The graduation ceremony also highlighted the relationships students built through the district’s adaptive physical education buddy program, where middle school students are paired one-on-one with students throughout the school year.

Liam Stauffer, an eighth grader who participated in the program, said the experience pushed him outside of his comfort zone in ways that changed him.
“I liked getting out of my comfort zone and talking and kind of getting to know someone new,” he said.
Throughout the year, students spent time helping their buddies stay active, play games, create art projects, and build connections through conversation and shared activities.
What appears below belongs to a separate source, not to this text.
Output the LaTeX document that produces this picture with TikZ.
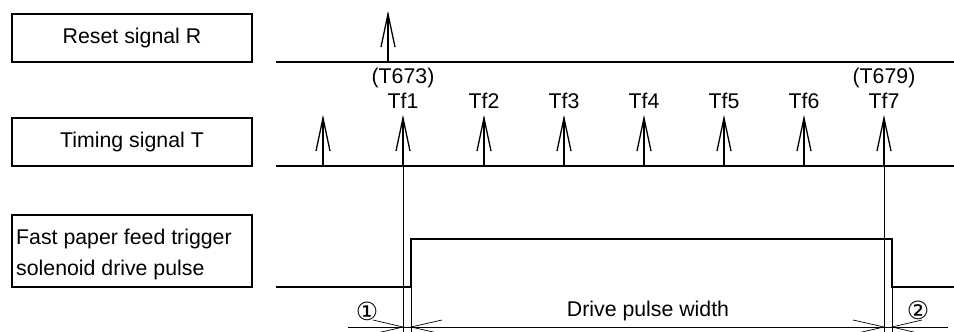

“I feel proud of the students,” Liam said during the graduation celebration. “They’ve been here for a long time, and I think they’re going to do some great things in the future.”
Moments like these often happen quietly, outside of public view, but they reflect a larger commitment across the School District of Lancaster to ensure students are seen, supported, and celebrated in every learning environment.
“These are our School District of Lancaster students,” Little said. “It’s great that we’re able to provide that same level of care they would be receiving in any of our schools, but be able to provide it here for them.”

For the graduates and everyone who helped support them along the way, the celebration was a reminder that success is not defined by a single path. Sometimes it looks like finding a voice, building trust, forming friendships, and reaching a milestone that once may have felt far away.
And on graduation day, that was more than enough reason to celebrate.